Collected data entries
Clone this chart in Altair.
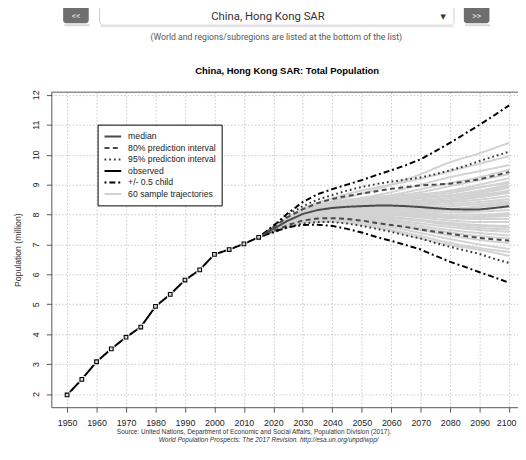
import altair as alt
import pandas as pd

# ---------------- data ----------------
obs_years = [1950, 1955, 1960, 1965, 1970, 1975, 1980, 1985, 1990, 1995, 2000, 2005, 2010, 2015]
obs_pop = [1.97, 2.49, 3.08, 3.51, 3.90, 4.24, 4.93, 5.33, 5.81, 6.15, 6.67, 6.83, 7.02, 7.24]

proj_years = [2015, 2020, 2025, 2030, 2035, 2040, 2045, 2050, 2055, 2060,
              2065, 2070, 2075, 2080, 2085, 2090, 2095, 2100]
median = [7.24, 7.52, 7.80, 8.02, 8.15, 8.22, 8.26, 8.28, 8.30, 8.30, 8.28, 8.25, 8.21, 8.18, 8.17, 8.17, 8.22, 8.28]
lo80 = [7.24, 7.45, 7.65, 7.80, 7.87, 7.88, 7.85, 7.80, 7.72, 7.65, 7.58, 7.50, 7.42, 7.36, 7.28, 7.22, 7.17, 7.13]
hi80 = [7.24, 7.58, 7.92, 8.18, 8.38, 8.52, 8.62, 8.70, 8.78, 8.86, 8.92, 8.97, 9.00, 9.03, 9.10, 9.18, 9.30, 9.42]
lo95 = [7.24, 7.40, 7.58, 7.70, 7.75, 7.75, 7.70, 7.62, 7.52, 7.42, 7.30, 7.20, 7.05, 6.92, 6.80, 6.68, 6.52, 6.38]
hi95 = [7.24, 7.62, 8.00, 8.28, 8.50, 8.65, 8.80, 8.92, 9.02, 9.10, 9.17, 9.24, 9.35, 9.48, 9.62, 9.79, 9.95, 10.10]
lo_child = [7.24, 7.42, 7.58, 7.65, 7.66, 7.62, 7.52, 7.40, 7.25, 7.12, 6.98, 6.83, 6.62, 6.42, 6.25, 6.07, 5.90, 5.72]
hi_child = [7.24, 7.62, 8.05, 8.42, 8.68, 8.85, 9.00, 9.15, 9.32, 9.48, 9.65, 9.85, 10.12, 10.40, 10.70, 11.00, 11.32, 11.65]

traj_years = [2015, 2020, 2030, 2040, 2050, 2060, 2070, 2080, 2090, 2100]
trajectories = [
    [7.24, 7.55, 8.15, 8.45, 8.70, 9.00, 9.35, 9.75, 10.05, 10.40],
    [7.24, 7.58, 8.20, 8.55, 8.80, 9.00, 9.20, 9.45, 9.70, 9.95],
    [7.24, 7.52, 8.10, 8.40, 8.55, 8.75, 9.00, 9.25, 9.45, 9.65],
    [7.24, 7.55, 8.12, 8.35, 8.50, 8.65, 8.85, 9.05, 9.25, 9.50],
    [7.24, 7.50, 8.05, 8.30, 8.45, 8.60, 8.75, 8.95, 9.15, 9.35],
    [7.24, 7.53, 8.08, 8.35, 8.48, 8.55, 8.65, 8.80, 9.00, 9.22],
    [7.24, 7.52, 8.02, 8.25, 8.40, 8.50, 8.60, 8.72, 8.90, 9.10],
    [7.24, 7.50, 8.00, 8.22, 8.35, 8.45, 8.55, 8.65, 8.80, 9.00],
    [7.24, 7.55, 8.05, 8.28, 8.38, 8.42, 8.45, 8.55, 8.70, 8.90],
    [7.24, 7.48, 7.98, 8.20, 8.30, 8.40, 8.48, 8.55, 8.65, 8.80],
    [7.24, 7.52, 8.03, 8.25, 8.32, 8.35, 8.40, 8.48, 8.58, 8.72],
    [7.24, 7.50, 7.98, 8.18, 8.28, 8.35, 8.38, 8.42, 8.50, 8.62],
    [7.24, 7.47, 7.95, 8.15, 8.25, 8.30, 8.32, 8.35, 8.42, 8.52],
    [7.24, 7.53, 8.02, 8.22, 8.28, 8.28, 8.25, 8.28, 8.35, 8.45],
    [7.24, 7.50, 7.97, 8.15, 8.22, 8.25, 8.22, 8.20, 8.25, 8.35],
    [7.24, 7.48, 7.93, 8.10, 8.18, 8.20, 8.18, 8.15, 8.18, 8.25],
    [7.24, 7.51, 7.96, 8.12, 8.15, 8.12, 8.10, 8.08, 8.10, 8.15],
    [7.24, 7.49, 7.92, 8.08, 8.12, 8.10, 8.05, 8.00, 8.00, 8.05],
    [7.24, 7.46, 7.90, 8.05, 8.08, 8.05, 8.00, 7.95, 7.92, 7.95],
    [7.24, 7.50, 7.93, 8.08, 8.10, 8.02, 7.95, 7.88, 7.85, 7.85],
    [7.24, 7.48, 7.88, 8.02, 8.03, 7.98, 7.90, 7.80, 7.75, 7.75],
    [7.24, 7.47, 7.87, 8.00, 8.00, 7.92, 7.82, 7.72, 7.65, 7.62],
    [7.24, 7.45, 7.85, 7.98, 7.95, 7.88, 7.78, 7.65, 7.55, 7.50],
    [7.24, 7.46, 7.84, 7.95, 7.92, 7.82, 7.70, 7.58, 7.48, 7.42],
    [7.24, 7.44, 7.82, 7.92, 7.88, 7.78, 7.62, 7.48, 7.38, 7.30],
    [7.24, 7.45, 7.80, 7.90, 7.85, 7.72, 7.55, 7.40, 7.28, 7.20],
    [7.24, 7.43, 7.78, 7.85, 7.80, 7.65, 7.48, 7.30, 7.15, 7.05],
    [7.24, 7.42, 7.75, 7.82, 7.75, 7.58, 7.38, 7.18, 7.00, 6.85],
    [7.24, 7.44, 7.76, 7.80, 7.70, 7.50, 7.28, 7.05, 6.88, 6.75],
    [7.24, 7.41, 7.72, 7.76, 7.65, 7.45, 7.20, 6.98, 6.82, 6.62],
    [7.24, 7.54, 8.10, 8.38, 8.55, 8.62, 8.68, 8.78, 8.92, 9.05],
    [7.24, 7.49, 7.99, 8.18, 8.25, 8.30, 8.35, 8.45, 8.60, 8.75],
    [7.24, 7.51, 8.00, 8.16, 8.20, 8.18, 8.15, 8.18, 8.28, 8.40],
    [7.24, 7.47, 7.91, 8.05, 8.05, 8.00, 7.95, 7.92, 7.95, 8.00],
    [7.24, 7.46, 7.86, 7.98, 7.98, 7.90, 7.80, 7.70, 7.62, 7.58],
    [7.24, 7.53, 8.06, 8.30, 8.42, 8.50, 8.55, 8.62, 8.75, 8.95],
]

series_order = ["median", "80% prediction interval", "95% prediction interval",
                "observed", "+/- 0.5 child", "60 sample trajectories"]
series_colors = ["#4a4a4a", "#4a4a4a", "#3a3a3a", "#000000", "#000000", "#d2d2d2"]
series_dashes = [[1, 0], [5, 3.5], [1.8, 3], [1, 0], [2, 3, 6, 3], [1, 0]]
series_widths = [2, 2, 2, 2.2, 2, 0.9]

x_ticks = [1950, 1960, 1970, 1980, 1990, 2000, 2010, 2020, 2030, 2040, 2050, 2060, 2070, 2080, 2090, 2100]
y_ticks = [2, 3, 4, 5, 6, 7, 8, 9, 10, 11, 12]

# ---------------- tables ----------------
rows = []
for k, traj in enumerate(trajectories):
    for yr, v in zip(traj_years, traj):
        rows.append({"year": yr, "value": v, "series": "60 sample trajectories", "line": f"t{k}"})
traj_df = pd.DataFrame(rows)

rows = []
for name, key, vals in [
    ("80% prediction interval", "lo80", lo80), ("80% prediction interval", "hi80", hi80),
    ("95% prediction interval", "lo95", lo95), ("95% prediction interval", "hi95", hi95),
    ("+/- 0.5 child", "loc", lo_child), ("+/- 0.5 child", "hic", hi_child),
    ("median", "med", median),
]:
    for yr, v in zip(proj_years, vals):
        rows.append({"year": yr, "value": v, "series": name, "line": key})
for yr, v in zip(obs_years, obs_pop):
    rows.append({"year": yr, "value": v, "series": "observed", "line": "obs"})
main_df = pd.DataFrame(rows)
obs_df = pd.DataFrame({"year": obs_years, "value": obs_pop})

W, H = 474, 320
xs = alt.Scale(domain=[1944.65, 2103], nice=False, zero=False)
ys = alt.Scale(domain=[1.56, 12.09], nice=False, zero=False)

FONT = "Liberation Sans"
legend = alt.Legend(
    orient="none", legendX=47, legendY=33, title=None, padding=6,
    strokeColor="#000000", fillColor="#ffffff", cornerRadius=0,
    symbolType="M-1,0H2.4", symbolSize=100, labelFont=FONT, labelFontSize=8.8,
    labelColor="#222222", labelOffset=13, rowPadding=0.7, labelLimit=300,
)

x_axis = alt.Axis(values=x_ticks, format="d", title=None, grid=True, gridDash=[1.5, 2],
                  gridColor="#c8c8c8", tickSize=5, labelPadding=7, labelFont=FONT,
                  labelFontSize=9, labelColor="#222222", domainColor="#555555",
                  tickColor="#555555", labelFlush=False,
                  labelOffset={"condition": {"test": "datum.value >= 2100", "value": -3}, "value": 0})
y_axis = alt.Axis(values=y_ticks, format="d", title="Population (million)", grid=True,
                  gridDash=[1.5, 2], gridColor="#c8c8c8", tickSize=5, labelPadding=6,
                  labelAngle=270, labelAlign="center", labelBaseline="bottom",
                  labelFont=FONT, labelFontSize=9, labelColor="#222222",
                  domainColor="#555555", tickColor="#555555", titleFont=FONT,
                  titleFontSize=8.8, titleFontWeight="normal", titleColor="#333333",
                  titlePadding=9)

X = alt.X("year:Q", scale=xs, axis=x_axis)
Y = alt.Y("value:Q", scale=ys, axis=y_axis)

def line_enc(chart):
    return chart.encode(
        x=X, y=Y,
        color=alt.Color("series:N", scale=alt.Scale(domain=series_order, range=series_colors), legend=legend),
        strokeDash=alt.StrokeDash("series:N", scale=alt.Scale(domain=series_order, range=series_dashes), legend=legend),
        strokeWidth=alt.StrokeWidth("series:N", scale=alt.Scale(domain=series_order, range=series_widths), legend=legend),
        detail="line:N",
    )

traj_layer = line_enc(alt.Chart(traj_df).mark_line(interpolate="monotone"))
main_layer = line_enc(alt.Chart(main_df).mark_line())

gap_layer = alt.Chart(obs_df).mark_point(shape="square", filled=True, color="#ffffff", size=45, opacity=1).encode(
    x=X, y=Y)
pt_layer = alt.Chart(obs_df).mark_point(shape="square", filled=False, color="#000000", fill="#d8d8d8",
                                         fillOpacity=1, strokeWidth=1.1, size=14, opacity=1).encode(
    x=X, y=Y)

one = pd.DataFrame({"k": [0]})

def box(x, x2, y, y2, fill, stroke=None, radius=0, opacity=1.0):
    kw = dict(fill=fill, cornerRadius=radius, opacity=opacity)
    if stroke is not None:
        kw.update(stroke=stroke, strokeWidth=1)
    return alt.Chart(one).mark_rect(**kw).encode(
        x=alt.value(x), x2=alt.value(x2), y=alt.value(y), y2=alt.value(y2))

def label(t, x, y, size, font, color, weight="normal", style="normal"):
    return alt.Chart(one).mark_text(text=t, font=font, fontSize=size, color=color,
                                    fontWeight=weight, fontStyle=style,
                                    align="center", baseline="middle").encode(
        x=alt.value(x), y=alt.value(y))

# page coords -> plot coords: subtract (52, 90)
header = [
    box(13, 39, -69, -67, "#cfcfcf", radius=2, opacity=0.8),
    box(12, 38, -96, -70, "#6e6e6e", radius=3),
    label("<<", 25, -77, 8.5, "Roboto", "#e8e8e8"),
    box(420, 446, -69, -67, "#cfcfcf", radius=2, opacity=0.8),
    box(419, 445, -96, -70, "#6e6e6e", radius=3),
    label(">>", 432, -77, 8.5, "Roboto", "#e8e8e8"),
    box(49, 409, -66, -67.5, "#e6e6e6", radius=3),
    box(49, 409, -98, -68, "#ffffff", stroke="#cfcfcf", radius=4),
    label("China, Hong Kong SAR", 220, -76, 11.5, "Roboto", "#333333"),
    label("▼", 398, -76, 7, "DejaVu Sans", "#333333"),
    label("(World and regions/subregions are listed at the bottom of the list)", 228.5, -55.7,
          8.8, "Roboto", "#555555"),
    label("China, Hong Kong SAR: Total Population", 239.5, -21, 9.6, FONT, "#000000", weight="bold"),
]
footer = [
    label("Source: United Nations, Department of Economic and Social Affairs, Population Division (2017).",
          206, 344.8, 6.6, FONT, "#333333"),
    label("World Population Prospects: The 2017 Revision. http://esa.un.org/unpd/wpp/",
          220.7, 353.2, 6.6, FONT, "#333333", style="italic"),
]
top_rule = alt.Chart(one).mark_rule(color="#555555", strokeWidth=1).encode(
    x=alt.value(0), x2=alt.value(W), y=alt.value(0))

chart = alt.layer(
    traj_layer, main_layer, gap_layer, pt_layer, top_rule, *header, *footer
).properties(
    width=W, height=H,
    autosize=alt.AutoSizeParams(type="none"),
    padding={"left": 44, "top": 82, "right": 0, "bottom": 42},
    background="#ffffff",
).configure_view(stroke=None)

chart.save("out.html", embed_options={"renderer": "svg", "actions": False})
...
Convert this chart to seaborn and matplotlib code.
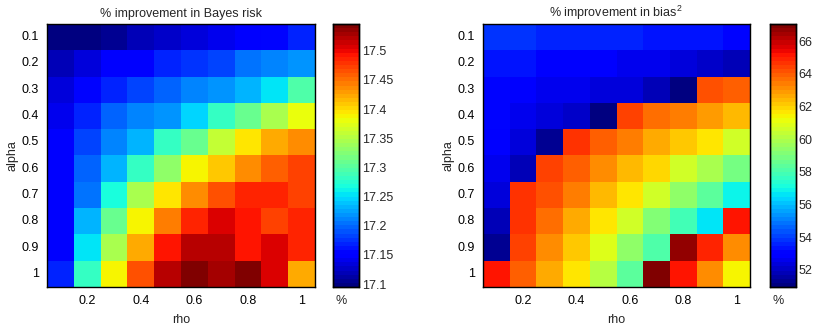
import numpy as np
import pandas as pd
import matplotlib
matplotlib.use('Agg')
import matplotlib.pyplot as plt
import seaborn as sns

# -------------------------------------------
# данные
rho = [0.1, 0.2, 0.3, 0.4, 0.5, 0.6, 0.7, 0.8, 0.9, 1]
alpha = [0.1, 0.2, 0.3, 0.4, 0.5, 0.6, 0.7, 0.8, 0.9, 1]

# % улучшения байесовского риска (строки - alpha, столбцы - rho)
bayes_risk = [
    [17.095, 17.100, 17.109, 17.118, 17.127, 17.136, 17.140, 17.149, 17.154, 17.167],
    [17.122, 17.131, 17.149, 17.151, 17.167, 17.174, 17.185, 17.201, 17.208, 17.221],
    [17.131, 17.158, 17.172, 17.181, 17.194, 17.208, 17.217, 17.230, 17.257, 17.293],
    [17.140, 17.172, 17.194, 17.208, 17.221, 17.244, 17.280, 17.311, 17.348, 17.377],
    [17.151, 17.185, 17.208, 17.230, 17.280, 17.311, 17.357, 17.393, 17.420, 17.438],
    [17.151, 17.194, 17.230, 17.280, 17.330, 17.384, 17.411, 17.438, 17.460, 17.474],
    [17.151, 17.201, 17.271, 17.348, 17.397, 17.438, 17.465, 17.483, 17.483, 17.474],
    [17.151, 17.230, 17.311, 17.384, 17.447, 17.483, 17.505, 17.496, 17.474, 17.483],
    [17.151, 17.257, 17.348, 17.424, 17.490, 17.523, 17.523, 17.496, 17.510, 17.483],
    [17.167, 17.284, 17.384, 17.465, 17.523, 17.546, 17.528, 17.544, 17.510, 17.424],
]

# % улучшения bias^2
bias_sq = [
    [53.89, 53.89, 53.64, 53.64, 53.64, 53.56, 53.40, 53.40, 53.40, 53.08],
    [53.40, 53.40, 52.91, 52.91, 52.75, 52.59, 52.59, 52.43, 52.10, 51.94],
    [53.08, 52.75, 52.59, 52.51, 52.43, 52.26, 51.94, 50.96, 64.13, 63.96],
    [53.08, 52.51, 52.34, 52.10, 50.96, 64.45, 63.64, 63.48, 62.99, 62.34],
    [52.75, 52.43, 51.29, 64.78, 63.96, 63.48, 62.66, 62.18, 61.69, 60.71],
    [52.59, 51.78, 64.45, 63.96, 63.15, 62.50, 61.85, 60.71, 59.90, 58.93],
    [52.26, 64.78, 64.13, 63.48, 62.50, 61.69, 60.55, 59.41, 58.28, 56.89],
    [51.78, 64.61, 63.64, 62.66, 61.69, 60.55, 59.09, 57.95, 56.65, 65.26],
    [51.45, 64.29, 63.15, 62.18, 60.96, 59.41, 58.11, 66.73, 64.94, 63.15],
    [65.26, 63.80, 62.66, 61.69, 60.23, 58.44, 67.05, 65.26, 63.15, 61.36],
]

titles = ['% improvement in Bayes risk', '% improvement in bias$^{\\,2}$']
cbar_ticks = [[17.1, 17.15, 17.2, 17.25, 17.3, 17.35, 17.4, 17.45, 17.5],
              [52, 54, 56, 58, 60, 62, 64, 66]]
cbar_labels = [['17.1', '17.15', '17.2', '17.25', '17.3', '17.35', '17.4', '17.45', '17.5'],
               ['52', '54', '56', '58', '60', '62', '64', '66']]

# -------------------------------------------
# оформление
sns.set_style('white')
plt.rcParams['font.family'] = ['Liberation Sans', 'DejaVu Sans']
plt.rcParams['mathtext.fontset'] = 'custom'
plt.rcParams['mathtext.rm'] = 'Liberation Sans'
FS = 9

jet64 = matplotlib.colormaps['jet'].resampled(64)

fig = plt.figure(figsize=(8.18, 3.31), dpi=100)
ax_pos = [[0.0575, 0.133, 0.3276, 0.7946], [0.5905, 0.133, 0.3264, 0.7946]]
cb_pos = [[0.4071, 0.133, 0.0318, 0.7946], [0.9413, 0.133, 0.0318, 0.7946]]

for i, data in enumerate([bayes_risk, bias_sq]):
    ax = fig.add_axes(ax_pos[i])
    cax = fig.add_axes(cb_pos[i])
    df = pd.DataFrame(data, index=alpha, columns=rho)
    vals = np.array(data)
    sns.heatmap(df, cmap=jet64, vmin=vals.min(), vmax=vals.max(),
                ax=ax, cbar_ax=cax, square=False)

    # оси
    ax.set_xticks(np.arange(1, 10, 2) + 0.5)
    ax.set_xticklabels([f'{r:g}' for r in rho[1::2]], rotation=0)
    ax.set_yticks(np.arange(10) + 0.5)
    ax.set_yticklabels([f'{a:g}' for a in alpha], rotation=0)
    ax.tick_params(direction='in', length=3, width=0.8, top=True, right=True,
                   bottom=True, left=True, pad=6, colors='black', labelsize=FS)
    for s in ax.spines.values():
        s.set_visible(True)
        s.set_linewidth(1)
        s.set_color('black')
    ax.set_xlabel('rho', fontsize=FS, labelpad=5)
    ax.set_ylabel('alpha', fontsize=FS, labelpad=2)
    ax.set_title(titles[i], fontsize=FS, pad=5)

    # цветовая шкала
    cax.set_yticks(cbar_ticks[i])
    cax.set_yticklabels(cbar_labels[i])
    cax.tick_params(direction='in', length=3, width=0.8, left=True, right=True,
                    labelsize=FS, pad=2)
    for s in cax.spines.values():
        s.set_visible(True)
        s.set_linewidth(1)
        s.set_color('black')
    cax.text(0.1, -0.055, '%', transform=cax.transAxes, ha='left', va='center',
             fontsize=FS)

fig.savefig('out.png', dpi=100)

Task instructions:
Restate word for word the lines that begin at the one with "Clone this chart in Altair." and end at the one with "11.00, 11.32, 11.65]", including both, and leave every picture aside.

Solution for this exercise:
Clone this chart in Altair.
import altair as alt
import pandas as pd

# ---------------- data ----------------
obs_years = [1950, 1955, 1960, 1965, 1970, 1975, 1980, 1985, 1990, 1995, 2000, 2005, 2010, 2015]
obs_pop = [1.97, 2.49, 3.08, 3.51, 3.90, 4.24, 4.93, 5.33, 5.81, 6.15, 6.67, 6.83, 7.02, 7.24]

proj_years = [2015, 2020, 2025, 2030, 2035, 2040, 2045, 2050, 2055, 2060,
              2065, 2070, 2075, 2080, 2085, 2090, 2095, 2100]
median = [7.24, 7.52, 7.80, 8.02, 8.15, 8.22, 8.26, 8.28, 8.30, 8.30, 8.28, 8.25, 8.21, 8.18, 8.17, 8.17, 8.22, 8.28]
lo80 = [7.24, 7.45, 7.65, 7.80, 7.87, 7.88, 7.85, 7.80, 7.72, 7.65, 7.58, 7.50, 7.42, 7.36, 7.28, 7.22, 7.17, 7.13]
hi80 = [7.24, 7.58, 7.92, 8.18, 8.38, 8.52, 8.62, 8.70, 8.78, 8.86, 8.92, 8.97, 9.00, 9.03, 9.10, 9.18, 9.30, 9.42]
lo95 = [7.24, 7.40, 7.58, 7.70, 7.75, 7.75, 7.70, 7.62, 7.52, 7.42, 7.30, 7.20, 7.05, 6.92, 6.80, 6.68, 6.52, 6.38]
hi95 = [7.24, 7.62, 8.00, 8.28, 8.50, 8.65, 8.80, 8.92, 9.02, 9.10, 9.17, 9.24, 9.35, 9.48, 9.62, 9.79, 9.95, 10.10]
lo_child = [7.24, 7.42, 7.58, 7.65, 7.66, 7.62, 7.52, 7.40, 7.25, 7.12, 6.98, 6.83, 6.62, 6.42, 6.25, 6.07, 5.90, 5.72]
hi_child = [7.24, 7.62, 8.05, 8.42, 8.68, 8.85, 9.00, 9.15, 9.32, 9.48, 9.65, 9.85, 10.12, 10.40, 10.70, 11.00, 11.32, 11.65]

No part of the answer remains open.